More than 1,700 moccasin tops, also known as vamps, are on display at the Urban Shaman Gallery in Winnipeg for the Walking with our Sisters exhibit. (Caroline Barghout/CBC)
Some were made by children, scrawled with words such as "love" and "hope," while others showed intricately beaded pictures of a victim.
Métis artist Christi Belcourt came up with the idea to pay tribute to more than 800 indigenous women and girls who have been reported missing or murdered in Canada over the last 20 years.
Among the more than 1,200 artists who donated moccasin tops was Sherry Farrell Racette, who crafted a vamp in honour of 31-year-old Tanya Nepinak, who went missing in Winnipeg in September 2011.

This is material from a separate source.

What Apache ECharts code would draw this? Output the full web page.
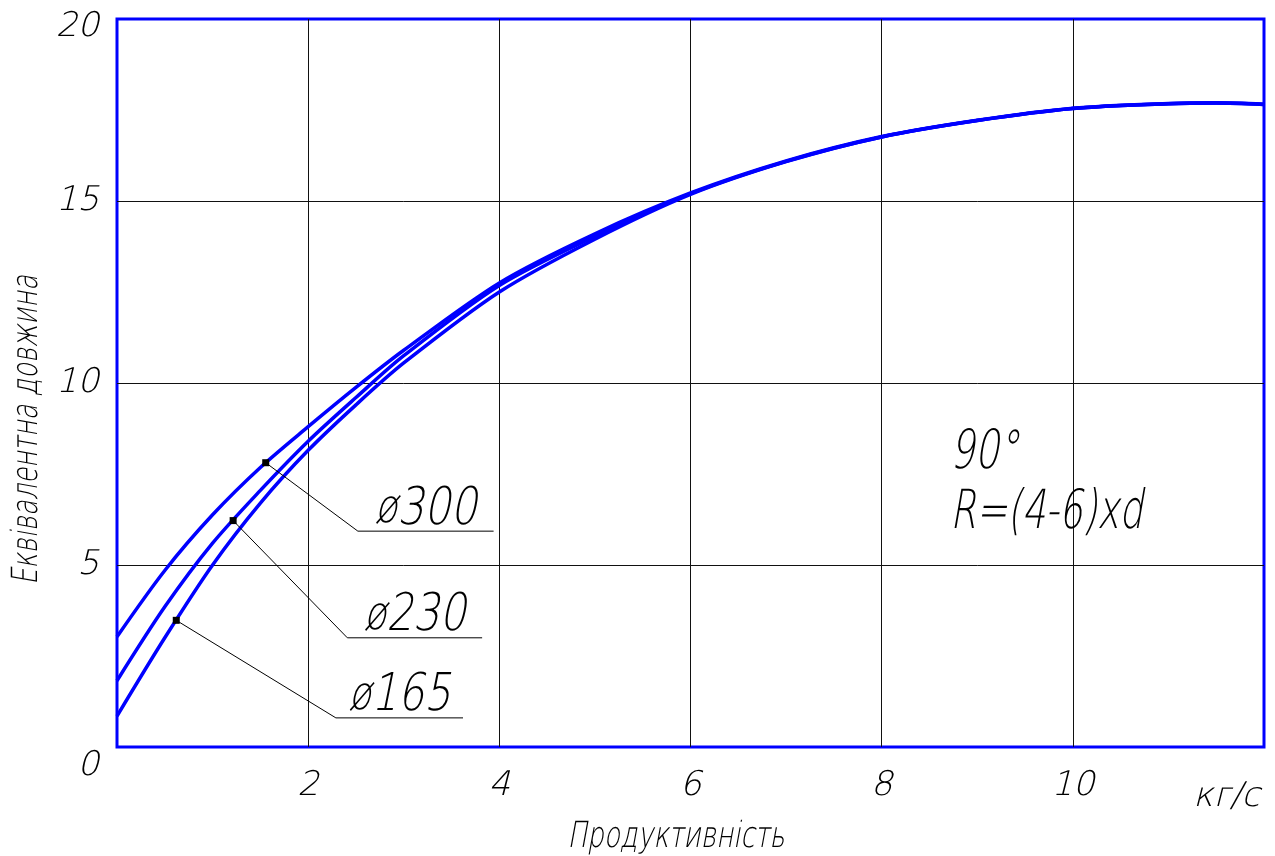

Farrell Racette said she did not know Nepinak or her family personally, but she attended a vigil in the woman's honour and was moved by an image of a butterfly that appeared as people spoke.
"Their words and the sight of that butterfly dancing around as they spoke really moved me and inspired me," she said.
The moccasin tops are deliberately not sewn into moccasins to reflect the unfinished lives of so many women, according to organizers.
Visitors are asked to take off their shoes before walking on paths of cloth that run alongside the tops.
"In the whole way that we approach it, in the way that the space is cleansed and treated for a while, this space becomes like a lodge," said Farrell Racette.
Family members of missing and murdered Manitoba women were given a private showing on Friday.
"We really want the families to know that, you know, this is about them. This is their time to come and maybe have … a little bit closure or just a little bit of healing," said Daina Warren, the gallery's director.
The exhibit will be at the Urban Shaman gallery until April 12.
It is scheduled to make stops in more than 30 locations across Canada and the United States, with organizers currently booking dates into 2019.